作品概要
《ひまわり》は、画家のエゴン・シーレによって制作された作品。制作年は1911年から1911年で、アルベルティ―ナ美術館に所蔵されている。

ゴッホとクリムトの影響
シーレのひまわりというモチーフの選択は、間違いなくフィンセント・ファン・ゴッホとグスタフ・クリムトによって描かれた先例に影響されている。ゴッホの《ひまわり》は、20世紀の初めにウィーンの美術館で最初に展示されて以来、人気があったた。1906年のゴッホ展の直後に、クリムトは2つのひまわりを描き、それらは1908年にウィーンで開催された大規模な展覧会で展示された。
自然の中のひまわり
シーレは元来、クリムトの描いたひまわりを確実に知っていたし、ゴッホのものに精通していたにもかかわらず、彼自身の解釈を主題に持ち込んだ。

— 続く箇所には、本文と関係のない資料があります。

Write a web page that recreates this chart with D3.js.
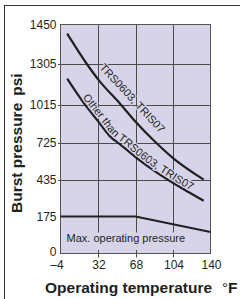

ゴッホは花瓶に入れられた花のアレンジメントを描く傾向があったが、クリムトのひまわりは密集した植物に囲まれた自然のものであった。クリムトの描いたひまわりのように、シーレの《ひまわり》は自然な状態で、太い茎や葉が残っている。しかし、若いシーレの常として背景は空白であり、花は素朴な存在そのものを象徴している。
死に至る花
三人の画家にとって、太陽とその地上の等価物であるひまわりは、生命力の化身であった。それにもかかわらず、太陽とは異なりひまわりはいずれ枯れる(死に至る)ものであり、シーレにとっては、それは迫りくる衰えの消すことのできない兆しを帯びたものであった。
夏の終わり、最後に開花したひまわりは、死んで世界に種を残す。シーレのひまわりの花がその旬を過ぎていることは、暗い中心部と垂れた葉によって十分に表現されている。
ひまわりは確かに、「すべては生ける屍である」という金言を残した画家の理想的なモチーフであった。